_PROVIDED MATERIAL_
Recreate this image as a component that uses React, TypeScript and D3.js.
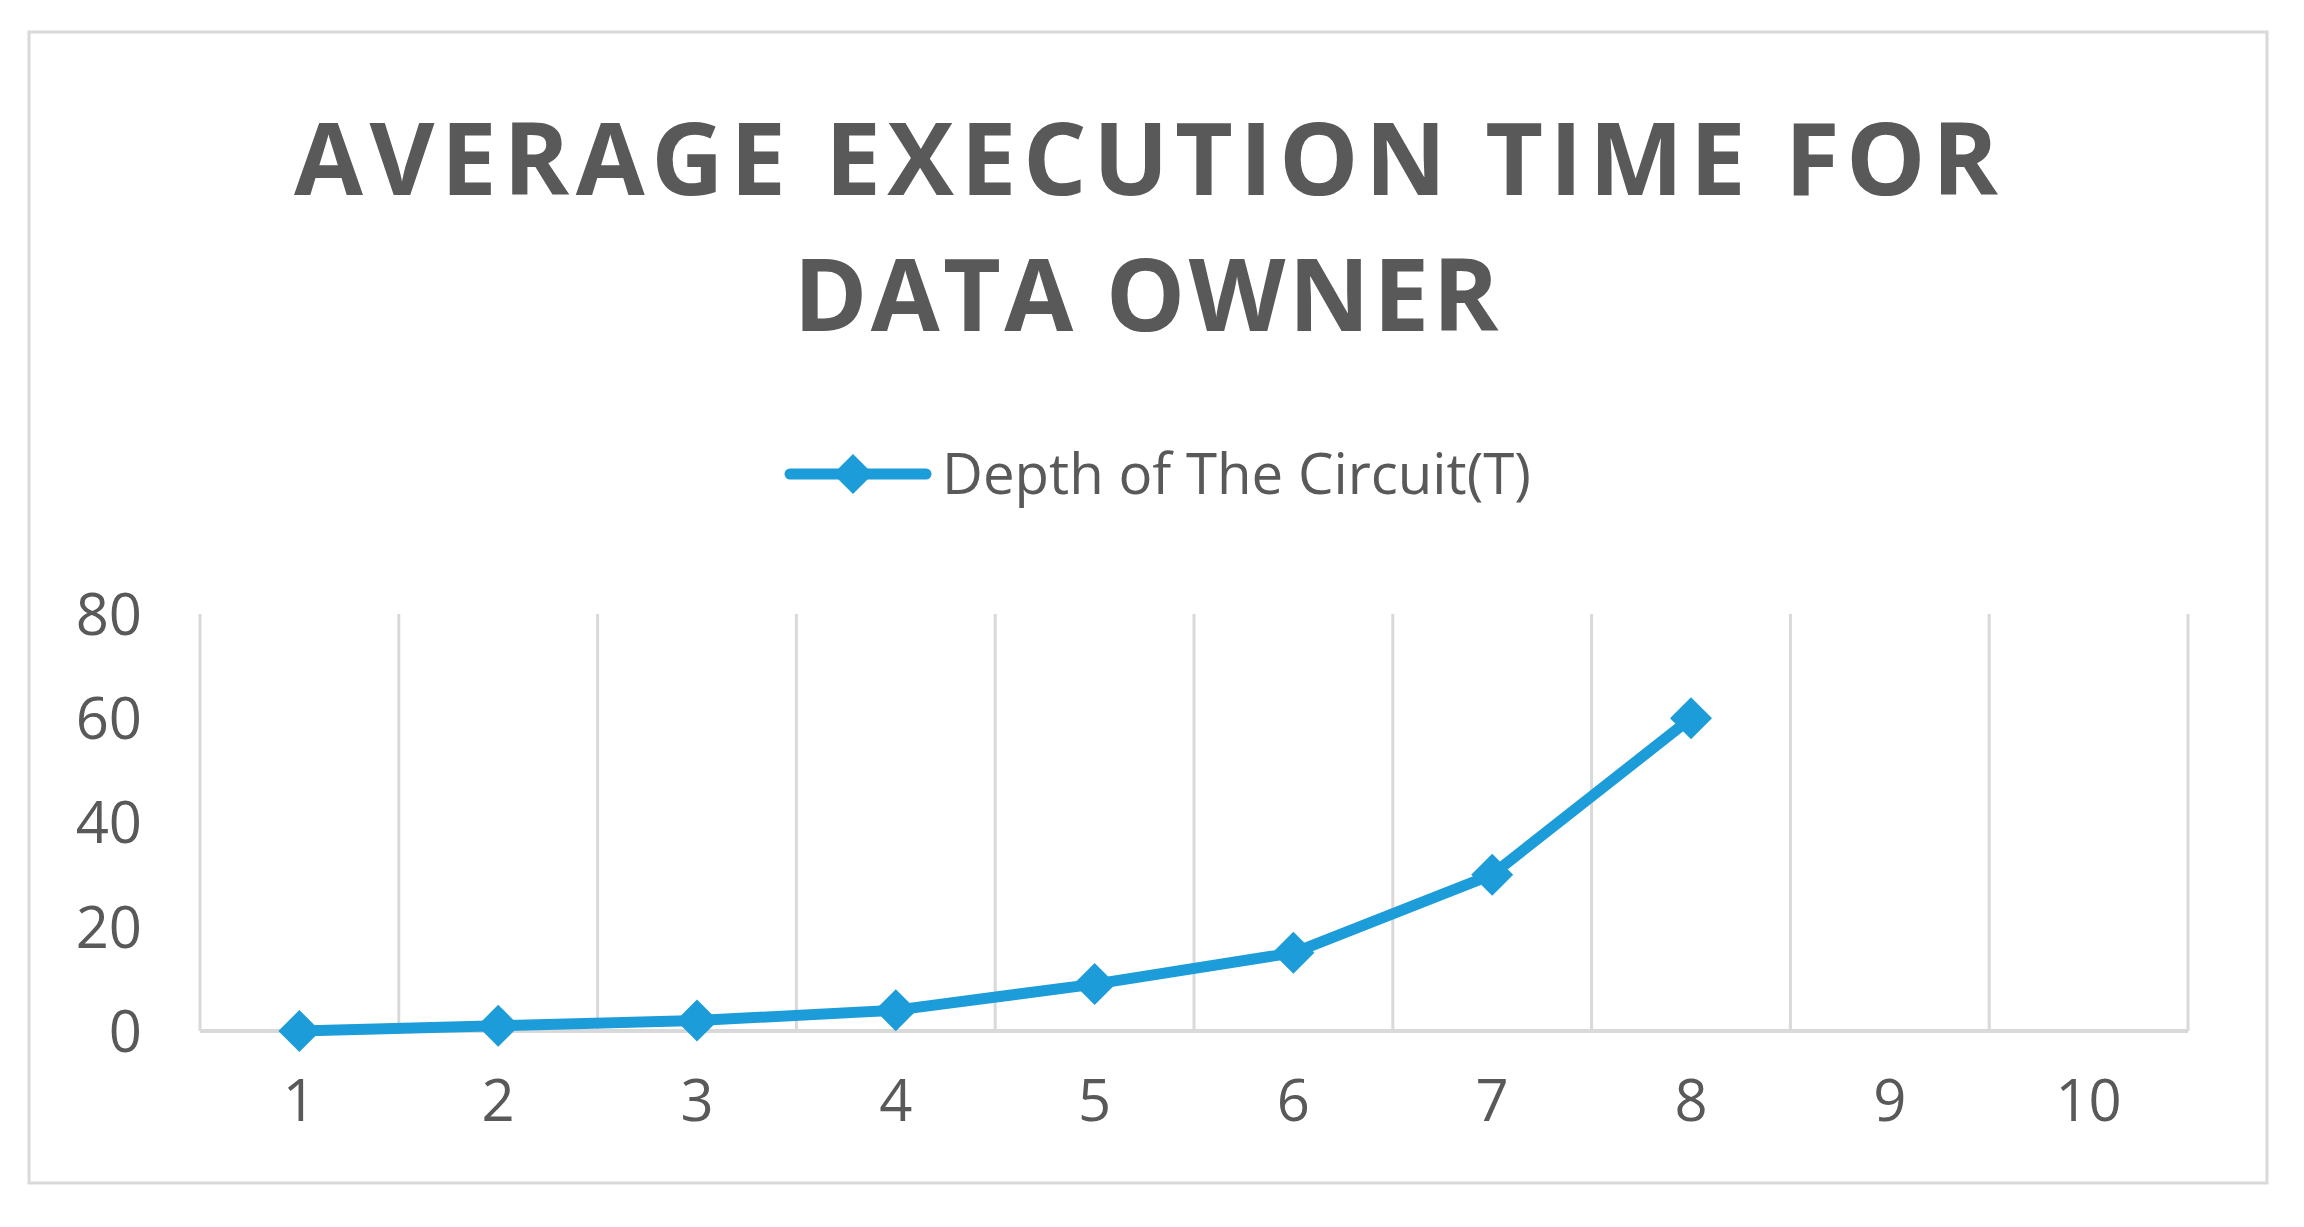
import React from "react";
import * as d3 from "d3";

const categories = ["1", "2", "3", "4", "5", "6", "7", "8", "9", "10"];
const seriesValues: (number | null)[] = [0, 1, 2, 4, 9, 15, 30, 60, null, null];
const yTicks = [0, 20, 40, 60, 80];
const titleLines = ["AVERAGE EXECUTION TIME FOR", "DATA OWNER"];
const seriesName = "Depth of The Circuit(T)";

const W = 2304;
const H = 1227;
const BLUE = "#1C9CD8";
const GRID = "#D9D9D9";
const TEXT = "#595959";
const FONT = "'Open Sans', 'Noto Sans', sans-serif";

export default function App() {
  const x = d3.scaleBand<string>().domain(categories).range([200, 2188]).padding(0);
  const y = d3.scaleLinear().domain([0, 80]).range([1031, 614]);
  const bw = x.bandwidth();
  const cx = (c: string) => (x(c) as number) + bw / 2;

  const pts = categories
    .map((c, i) => ({ c, v: seriesValues[i] }))
    .filter((d) => d.v !== null) as { c: string; v: number }[];

  const line = d3
    .line<{ c: string; v: number }>()
    .x((d) => cx(d.c))
    .y((d) => y(d.v));

  const gridXs = categories.map((c) => x(c) as number).concat([x.range()[1]]);
  const diamond = (px: number, py: number, r: number) =>
    `M${px},${py - r}L${px + r},${py}L${px},${py + r}L${px - r},${py}Z`;

  return (
    <svg
      width={W}
      height={H}
      style={{ position: "absolute", left: 0, top: 0, background: "#fff" }}
      fontFamily={FONT}
    >
      <rect x={0} y={0} width={W} height={H} fill="#fff" />
      <rect x={29} y={32} width={2238} height={1151} fill="#fff" stroke={GRID} strokeWidth={3} />

      {/* Title */}
      <text x={1146} y={195} textAnchor="middle" fontSize={100} fontWeight={700} fill={TEXT}
        textLength={1704} lengthAdjust="spacing">
        {titleLines[0]}
      </text>
      <text x={1146} y={331} textAnchor="middle" fontSize={100} fontWeight={700} fill={TEXT}
        textLength={705} lengthAdjust="spacing">
        {titleLines[1]}
      </text>

      {/* Legend */}
      <line x1={790} x2={926} y1={474} y2={474} stroke={BLUE} strokeWidth={11} strokeLinecap="round" />
      <path d={diamond(853, 474, 20)} fill={BLUE} />
      <text x={942} y={494} fontSize={56} fill={TEXT} textLength={589} lengthAdjust="spacingAndGlyphs">
        {seriesName}
      </text>

      {/* Vertical gridlines */}
      {gridXs.map((gx, i) => (
        <line key={i} x1={gx} x2={gx} y1={y(80)} y2={y(0)} stroke={GRID} strokeWidth={3} />
      ))}
      {/* X axis line */}
      <line x1={x.range()[0]} x2={x.range()[1]} y1={y(0)} y2={y(0)} stroke={GRID} strokeWidth={4} />

      {/* Y tick labels */}
      {yTicks.map((t) => (
        <text key={t} x={142} y={y(t)} dy="0.36em" textAnchor="end" fontSize={58} fill={TEXT}>
          {t}
        </text>
      ))}
      {/* X tick labels */}
      {categories.map((c) => (
        <text key={c} x={cx(c)} y={1121} textAnchor="middle" fontSize={58} fill={TEXT}>
          {c}
        </text>
      ))}

      {/* Series */}
      <path d={line(pts) || ""} fill="none" stroke={BLUE} strokeWidth={11} strokeLinejoin="round" />
      {pts.map((d) => (
        <path key={d.c} d={diamond(cx(d.c), y(d.v), 21)} fill={BLUE} />
      ))}
    </svg>
  );
}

_TO DO_
Set the lines above down again, word for word, from the first through the one containing "const cx = (c: string)"; pictures excluded.

_EXERCISE SOLUTION_
Recreate this image as a component that uses React, TypeScript and D3.js.
import React from "react";
import * as d3 from "d3";

const categories = ["1", "2", "3", "4", "5", "6", "7", "8", "9", "10"];
const seriesValues: (number | null)[] = [0, 1, 2, 4, 9, 15, 30, 60, null, null];
const yTicks = [0, 20, 40, 60, 80];
const titleLines = ["AVERAGE EXECUTION TIME FOR", "DATA OWNER"];
const seriesName = "Depth of The Circuit(T)";

const W = 2304;
const H = 1227;
const BLUE = "#1C9CD8";
const GRID = "#D9D9D9";
const TEXT = "#595959";
const FONT = "'Open Sans', 'Noto Sans', sans-serif";

export default function App() {
  const x = d3.scaleBand<string>().domain(categories).range([200, 2188]).padding(0);
  const y = d3.scaleLinear().domain([0, 80]).range([1031, 614]);
  const bw = x.bandwidth();
  const cx = (c: string) => (x(c) as number) + bw / 2;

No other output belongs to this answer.